6.45 am (been awake since 5.45am)

Where does time go? You slipped into our lives six years ago, I say slip because your birth was slow and long and calm, perhaps too calm. It was also scary. and frightening, and shocking and amazing and wonderful. Your entrance gentle, quiet. Every new baby is but an angel to their waiting parents. You were blonde with downy hair and big ice blue eyes all crunched up awaiting to unfurl. A fresh spring leaf.

Our love for you is boundless. To infinity and beyond and back again. I love you more than words can say. All of that tacky “sentimental” stuff does have meaning. My second son take all these words and phrases wrap yourself up in them, take comfort from the passions of parents.

After you were born I spent a week camped out in my bedroom, feeding, feeding, feeding, changing, changing, changing, watching, watching, watching, day became night and night became day, one endless party to newness and helplessness. I also developed a teenage crush on Nick Cave, I hugged the copy of NME close to me. Me and Nick would make it through each night, he would provide the sound track to my babies first year. I would play this track Breathless again and again, dance around my little front room, feel ecstatic about you, jiggle out trapped wind, wrap my arms around and around our love.

For it is love, it must be that provides the endurance to continue to care when you have no energy left at all. When all you want to do is sleep and rest. When your head feels totally numb and just getting up, getting dressed, washing yourself is almost impossible. Who would have thought that such a tiny human being could cause such havoc. It is easy, so easy to forget the intensity of this time. In the forgetting probably comes romantic notions about what it really was like, idealisation.


I made a big chocolate cake disaster. I baked the cake as you lost yourself in Mine Craft and your brother strummed his guitar. The cake cooked fine, but when I got it out of the tin it broke into four pieces Patrick was distracting me with a rant about the Green Party leader, I should have been more careful. I got annoyed with him. I shouldn’t have snapped. The cake broke real bad.  A large cross formed from the broken quarters. Baking failure. Big no, wrong, incorrect. The children poked and ripped at it as if wild dogs to a kill. I will have to make it again. Ahhhhhhh


I’ve been up since early wrapping presents for little Naoise, he has to go to school today, but I am sending him with a packet of chocolate buttons for each child in his class. Chocolate is important. Chocolate bonds friendships and love and family. How Naoise loves chocolate.
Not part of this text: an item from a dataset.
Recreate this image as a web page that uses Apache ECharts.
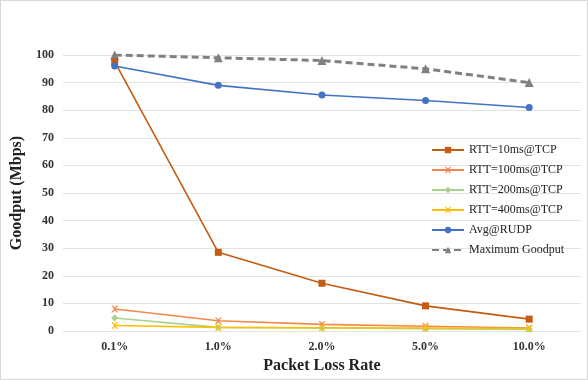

Mum and dad are coming over tonight and my next door neighbour. We will watch him blow out candles, sing praises to his birth and assist him in constructing lego models.

My neighbour’s son was also born on this day, he is a man, all grown up. How special it is that we share our sons birthdays. When Naoise was born she bought around bowls of fresh fruit for me to eat, she made sure that I was ok, and she adored our new baby.